SAN DIEGO - Just in time for a summer of top-down cruising and long-haul family vacations, BMW AG introduces two new vehicles targeting completely different buyers but derived from the same vehicle - the venerable trendsetter, the 3-series.

Facing intense competition in a market it pioneered, the German automaker rolls out the 323Ci convertible and 323i sport wagon. Get used to the idea of model variants from BMW - the company will introduce 21 of them this year. A 3-series hatchback, for instance, is under consideration.

The convertible comes with a base price of $34,990, which is 10% less than the model it replaces, comparably equipped. It offers standard rollover protection, a glass rear window with electric defroster, seat-integrated seat belts and a body that is more rigid than the previous-generation 3-series sedan. When the top is up, a shelf inside the trunk collapses, offering an additional 4 cubic feet of space.

And when the top is up on a cool California morning, it's awfully hard to tell you're not in a hardtop, thanks to three layers of fabric protecting against the elements. The top is fully automatic - not unusual today - but the top clamps down on the header so tightly that you actually hear a "whoosh," from the release of air pressure. No wind noise here. And it's definitely quieter than the last-generation 3-series convertible.

BMW says it sold about 12,000 3-series convertibles in 1998, for 56% of the market. It sold the same amount in 1999, but its share declined to 39% because of stiff new competition from Volvo C70 and Mercedes CLK.

The sport wagon, new to the U.S., has a base price of $29,200, placing it in the middle of its competitors. Judging by the success of the all-wheel-drive wagons like the Subaru Outback and Audi A4 Avant quattro, BMW's AWD 3-series wagon could be popular when it arrives later this year. The Mercedes C-Class, new for MY '01, also could offer AWD, sources say.

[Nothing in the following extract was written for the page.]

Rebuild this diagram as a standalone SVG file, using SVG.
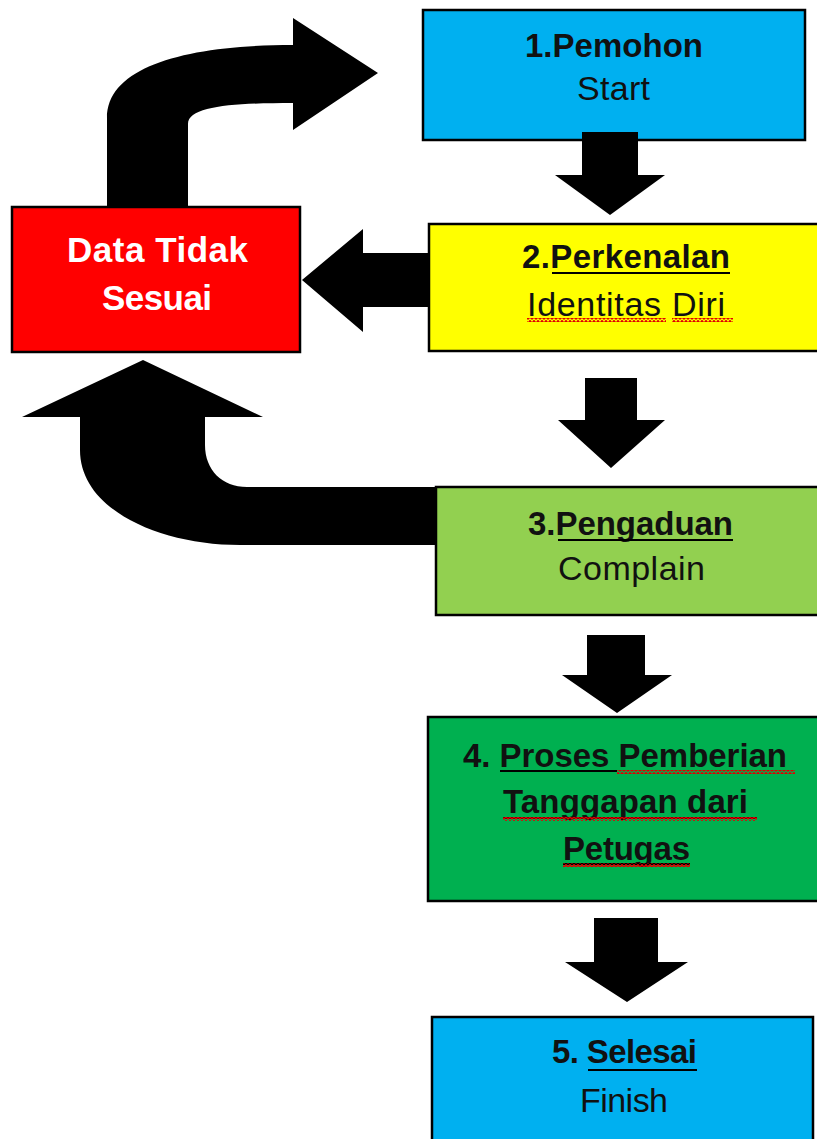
<svg xmlns="http://www.w3.org/2000/svg" width="817" height="1139" viewBox="0 0 817 1139">
<style>
.box{stroke:#000;stroke-width:2.5}
.t{font-family:"Liberation Sans",Arial,sans-serif;font-size:34px;fill:#111;text-anchor:start}
.b{font-weight:bold;font-size:33px}
.w{fill:#fff;font-size:35px}
.ul{stroke:#000;stroke-width:2}
.arr{fill:#000}
</style>
<defs>
<pattern id="wavy" patternUnits="userSpaceOnUse" width="4" height="4">
<path d="M0 3.3 L2 0.7 L4 3.3" fill="none" stroke="#e00000" stroke-width="1.5"/>
</pattern>
</defs>
<rect width="817" height="1139" fill="#fff"/>
<g id="node-pemohon">
<rect class="box" x="423" y="10" width="382" height="130" fill="#00B0F0"/>
<text class="t b" x="525" y="57" textLength="178">1.Pemohon</text>
<text class="t" x="577" y="100" textLength="73">Start</text>
</g>
<g id="node-perkenalan">
<rect class="box" x="429" y="224" width="400" height="127" fill="#FFFF00"/>
<text class="t b" x="522" y="268" textLength="208">2.Perkenalan</text>
<line class="ul" x1="552" y1="273" x2="730" y2="273"/>
<text class="t" x="527" y="316" textLength="198">Identitas Diri</text>
<rect x="527" y="318" width="139" height="4" fill="url(#wavy)"/>
<rect x="672" y="318" width="61" height="4" fill="url(#wavy)"/>
</g>
<g id="node-data-tidak-sesuai">
<rect class="box" x="12" y="207" width="288" height="145" fill="#FF0000"/>
<text class="t b w" x="67" y="262" textLength="181">Data Tidak</text>
<text class="t b w" x="102" y="310" textLength="110">Sesuai</text>
</g>
<g id="node-pengaduan">
<rect class="box" x="436" y="487" width="400" height="128" fill="#92D050"/>
<text class="t b" x="528" y="535" textLength="205">3.Pengaduan</text>
<line class="ul" x1="558" y1="540" x2="733" y2="540"/>
<text class="t" x="558" y="580" textLength="147">Complain</text>
</g>
<g id="node-proses">
<rect class="box" x="428" y="717" width="400" height="184" fill="#00B050"/>
<text class="t b" x="463" y="767" textLength="324">4. Proses Pemberian</text>
<line class="ul" x1="500" y1="771" x2="617" y2="771"/>
<rect x="617" y="770" width="178" height="4" fill="url(#wavy)"/>
<text class="t b" x="503" y="813" textLength="245">Tanggapan dari</text>
<line class="ul" x1="503" y1="818" x2="757" y2="818"/>
<rect x="503" y="817" width="254" height="4" fill="url(#wavy)"/>
<text class="t b" x="563" y="860" textLength="127">Petugas</text>
<line class="ul" x1="563" y1="864" x2="690" y2="864"/>
<rect x="563" y="863" width="127" height="4" fill="url(#wavy)"/>
</g>
<g id="node-selesai">
<rect class="box" x="432" y="1017" width="381" height="140" fill="#00B0F0"/>
<text class="t b" x="552" y="1063" textLength="145">5. Selesai</text>
<line class="ul" x1="588" y1="1070" x2="697" y2="1070"/>
<text class="t" x="580" y="1112" textLength="88">Finish</text>
</g>
<g id="connectors">
<path class="arr" d="M582 132 H638 V175 H665 L610 215 L555 175 H582 Z"/>
<path class="arr" d="M585 378 H637 V420 H665 L611 468 L558 420 H585 Z"/>
<path class="arr" d="M587 635 H645 V675 H672 L617 713 L562 675 H587 Z"/>
<path class="arr" d="M594 918 H658 V962 H688 L627 1002 L565 962 H594 Z"/>
<path class="arr" d="M430 253 V307 H363 V332 L302 280 L363 229 V253 Z"/>
<path class="arr" d="M107 207 L107 118 C107 65 190 45 293 45 L293 18 L378 73 L293 130 L293 103 C235 103 188 106 188 124 L188 207 Z"/>
<path class="arr" d="M436 487 L247 487 C222 487 205 470 205 445 L205 417 L263 417 L143 360 L22 417 L80 417 L80 450 C80 510 160 545 240 545 L436 545 Z"/>
</g>
</svg>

Although the wagon looks bigger than the convertible, it's actually more than 200 lbs. (91 kg) lighter (and therefore a more spirited drive) because of the structural reinforcement necessary for rigidity in the convertible. In Europe, BMW demonstrated for journalists the strength of the convertible by balancing another convertible on top of its windshield, steadied only by guy wires.